The Dean of the Faculty of Advocates, Richard Keen, QC, has asked Justice Secretary Kenny MacAskill to intervene directly in the matter following a complaint by leading advocate Victoria Young.

Ms Young, who has worked on a number of high-profile cases, including those involving Peter Tobin and William Beggs, was selected by staff at Barlinnie Prison for an oral inspection during a visit on Sunday with two solicitors.

She refused to let them look for drugs or other contraband and was then turned away from visiting her client.

Ms Young also claims she was asked to leave the prison reception area, where she wanted to wait for a colleague who had been allowed in.

The advocate said on Twitter: "I didn't feel that strongly about it until I was asked myself.

"It's actually quite offensive and humiliating.

"I can't believe they think I get up on a Sunday morning to bring drugs into a prison.

"Do they think I kiss my clients too?

"I was told my attitude would be noted for the future and then asked to leave reception rather than wait for the solicitor."

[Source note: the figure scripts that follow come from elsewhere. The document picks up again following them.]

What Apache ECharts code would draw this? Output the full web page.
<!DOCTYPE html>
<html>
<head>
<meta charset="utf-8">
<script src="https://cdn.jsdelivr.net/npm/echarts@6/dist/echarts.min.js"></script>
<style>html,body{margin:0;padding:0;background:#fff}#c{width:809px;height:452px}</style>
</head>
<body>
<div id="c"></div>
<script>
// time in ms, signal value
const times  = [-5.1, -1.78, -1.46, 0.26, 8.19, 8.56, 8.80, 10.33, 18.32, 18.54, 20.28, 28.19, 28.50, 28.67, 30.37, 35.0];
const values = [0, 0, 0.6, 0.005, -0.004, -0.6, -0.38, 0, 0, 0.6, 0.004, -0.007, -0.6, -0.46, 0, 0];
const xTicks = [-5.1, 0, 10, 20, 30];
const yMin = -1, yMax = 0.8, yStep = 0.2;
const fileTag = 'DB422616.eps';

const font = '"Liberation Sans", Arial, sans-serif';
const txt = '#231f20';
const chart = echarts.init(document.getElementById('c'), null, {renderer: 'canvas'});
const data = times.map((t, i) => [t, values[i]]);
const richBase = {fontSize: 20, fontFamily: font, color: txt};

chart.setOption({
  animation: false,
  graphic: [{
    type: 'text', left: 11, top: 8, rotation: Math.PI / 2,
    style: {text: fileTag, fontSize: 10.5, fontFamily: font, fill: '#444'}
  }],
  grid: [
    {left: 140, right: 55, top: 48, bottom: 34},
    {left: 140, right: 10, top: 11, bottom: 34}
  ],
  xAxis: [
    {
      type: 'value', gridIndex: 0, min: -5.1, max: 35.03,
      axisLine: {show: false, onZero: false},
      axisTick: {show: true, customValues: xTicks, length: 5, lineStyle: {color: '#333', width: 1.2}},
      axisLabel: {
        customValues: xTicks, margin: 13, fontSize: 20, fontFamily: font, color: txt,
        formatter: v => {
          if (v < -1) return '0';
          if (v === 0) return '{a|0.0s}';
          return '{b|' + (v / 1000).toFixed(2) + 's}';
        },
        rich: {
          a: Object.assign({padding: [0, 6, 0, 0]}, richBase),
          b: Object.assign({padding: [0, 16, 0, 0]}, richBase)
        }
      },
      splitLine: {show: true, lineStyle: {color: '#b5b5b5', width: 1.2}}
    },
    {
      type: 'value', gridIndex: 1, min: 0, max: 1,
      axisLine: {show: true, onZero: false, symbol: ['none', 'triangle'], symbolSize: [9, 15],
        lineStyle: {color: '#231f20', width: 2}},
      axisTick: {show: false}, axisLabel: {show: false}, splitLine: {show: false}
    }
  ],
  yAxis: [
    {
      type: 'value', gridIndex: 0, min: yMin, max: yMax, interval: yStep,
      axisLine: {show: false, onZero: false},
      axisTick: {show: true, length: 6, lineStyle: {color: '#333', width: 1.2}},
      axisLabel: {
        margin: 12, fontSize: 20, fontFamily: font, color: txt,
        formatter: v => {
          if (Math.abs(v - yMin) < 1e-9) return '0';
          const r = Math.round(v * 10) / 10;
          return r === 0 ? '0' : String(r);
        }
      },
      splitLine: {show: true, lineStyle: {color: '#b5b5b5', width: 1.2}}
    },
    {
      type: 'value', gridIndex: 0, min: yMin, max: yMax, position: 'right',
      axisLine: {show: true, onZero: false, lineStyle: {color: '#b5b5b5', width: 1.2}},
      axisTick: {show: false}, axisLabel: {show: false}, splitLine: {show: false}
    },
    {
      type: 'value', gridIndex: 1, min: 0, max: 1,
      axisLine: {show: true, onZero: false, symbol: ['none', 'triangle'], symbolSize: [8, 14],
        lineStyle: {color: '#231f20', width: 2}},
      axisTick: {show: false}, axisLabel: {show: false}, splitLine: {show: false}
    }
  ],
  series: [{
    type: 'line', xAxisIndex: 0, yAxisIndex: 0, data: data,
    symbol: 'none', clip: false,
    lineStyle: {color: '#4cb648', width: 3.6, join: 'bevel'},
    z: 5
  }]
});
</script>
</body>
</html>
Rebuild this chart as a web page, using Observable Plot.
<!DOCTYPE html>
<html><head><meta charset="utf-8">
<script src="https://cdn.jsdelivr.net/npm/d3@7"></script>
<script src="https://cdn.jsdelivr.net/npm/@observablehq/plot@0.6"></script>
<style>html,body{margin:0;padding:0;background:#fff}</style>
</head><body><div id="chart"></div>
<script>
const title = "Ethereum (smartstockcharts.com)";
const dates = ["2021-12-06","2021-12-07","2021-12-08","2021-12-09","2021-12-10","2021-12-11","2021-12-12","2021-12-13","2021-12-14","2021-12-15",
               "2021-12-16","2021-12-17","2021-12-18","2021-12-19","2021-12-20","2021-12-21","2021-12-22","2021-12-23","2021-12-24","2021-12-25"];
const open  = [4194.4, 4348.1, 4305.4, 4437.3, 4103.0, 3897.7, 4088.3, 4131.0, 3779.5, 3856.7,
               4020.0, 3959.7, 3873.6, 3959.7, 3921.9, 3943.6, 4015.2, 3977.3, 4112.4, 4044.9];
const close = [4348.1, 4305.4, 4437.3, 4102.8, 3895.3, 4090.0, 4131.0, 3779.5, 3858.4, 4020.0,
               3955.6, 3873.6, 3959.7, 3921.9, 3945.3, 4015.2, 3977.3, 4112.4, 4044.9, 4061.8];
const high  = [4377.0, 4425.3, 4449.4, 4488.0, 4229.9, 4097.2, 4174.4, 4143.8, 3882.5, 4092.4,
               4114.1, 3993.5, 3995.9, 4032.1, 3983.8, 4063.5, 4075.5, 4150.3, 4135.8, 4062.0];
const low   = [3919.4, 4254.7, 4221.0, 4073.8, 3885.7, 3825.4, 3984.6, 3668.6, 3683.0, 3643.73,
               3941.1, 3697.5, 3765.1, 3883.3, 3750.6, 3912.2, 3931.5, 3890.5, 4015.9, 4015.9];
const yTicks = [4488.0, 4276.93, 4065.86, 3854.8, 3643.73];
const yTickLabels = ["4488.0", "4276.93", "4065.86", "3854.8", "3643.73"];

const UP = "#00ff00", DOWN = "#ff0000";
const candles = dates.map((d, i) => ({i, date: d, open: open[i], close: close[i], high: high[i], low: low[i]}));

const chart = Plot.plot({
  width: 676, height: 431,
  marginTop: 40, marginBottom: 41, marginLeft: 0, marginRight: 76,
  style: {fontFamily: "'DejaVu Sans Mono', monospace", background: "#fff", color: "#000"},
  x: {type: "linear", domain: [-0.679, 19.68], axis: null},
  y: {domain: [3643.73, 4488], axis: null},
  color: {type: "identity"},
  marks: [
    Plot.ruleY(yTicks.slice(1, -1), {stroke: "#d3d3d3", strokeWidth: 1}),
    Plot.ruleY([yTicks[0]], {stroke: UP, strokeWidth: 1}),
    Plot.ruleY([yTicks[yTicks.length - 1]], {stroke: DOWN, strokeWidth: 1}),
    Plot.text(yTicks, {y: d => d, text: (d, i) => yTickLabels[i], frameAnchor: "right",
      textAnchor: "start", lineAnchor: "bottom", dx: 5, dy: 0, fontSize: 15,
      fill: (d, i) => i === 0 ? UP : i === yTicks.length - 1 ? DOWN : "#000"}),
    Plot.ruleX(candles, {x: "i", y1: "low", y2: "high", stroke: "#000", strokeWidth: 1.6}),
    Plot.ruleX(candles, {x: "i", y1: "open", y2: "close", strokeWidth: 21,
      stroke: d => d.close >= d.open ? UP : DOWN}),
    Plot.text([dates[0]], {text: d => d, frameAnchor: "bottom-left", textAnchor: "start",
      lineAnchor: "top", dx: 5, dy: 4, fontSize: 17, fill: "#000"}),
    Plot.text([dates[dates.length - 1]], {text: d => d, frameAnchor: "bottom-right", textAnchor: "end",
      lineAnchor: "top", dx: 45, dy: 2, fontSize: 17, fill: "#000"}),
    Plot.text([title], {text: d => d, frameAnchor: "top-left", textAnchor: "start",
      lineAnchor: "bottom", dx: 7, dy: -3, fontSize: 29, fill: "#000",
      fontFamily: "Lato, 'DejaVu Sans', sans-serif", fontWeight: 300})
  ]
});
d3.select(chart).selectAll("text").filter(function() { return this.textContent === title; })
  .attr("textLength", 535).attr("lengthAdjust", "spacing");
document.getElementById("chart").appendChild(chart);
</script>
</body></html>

Lawyers have their possessions inspected as a matter of routine on entering a prison but staff can use their discretion and request a more intimate search.

In 2006, lawyer Angela Baillie was jailed for 32 months for smuggling heroin and diazepam into Barlinnie Prison.

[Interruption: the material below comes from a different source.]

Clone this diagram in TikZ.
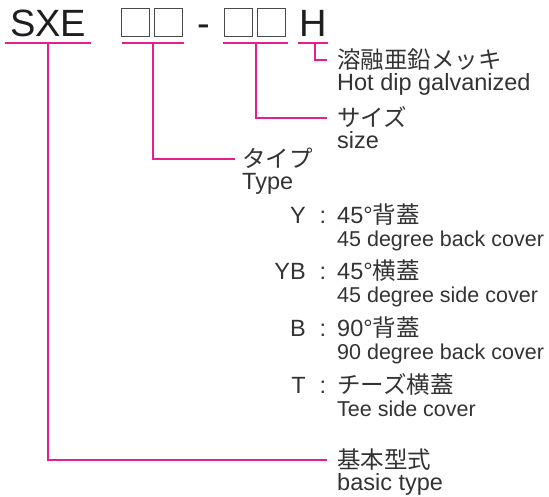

Ms Baillie, then 32, claimed she had been suffering from bipolar disorder at the time and she had been coerced into supplying the drugs by a gangland figure.

Solicitor David Blair Wilson, 54, of Dunfermline, Fife, is due back in court for a preliminary hearing on December 6 after being accused of attempting to smuggle mobile phones and drugs, hidden in a folder, into Edinburgh's Saughton Prison.

He denies the charges and blames another person for the alleged offence.

The Faculty of Advocates declined to comment on the latest row.

Ms Young did not respond to a request for comment and has now locked her Twitter account.

Last night, a legal source said prison searches could be an annoyance for visiting briefs because of the view the legal profession is "above suspicion".

The insider said: "Some object and some don't. A top solicitor recently left a prison because they attempted to search him.

"They X-ray legal files and in some prisons they even make solicitors remove belts and shoes. Most prisons do mouth searches and rub-downs.

"An advocate or QC might object as they may believe they should be above suspicion."

A Scottish Prison Service (SPS) spokeswoman said: "We will respond in due course to any correspondence received on this matter.

"Searching procedures are in place to prevent prisoners, visitors or staff bringing into the prison, or on to SPS premises, items that are unauthorised, prohibited or considered a threat to security or to good order and discipline.

"If visitors refuse to comply with a search, staff reserve the right to refuse entry."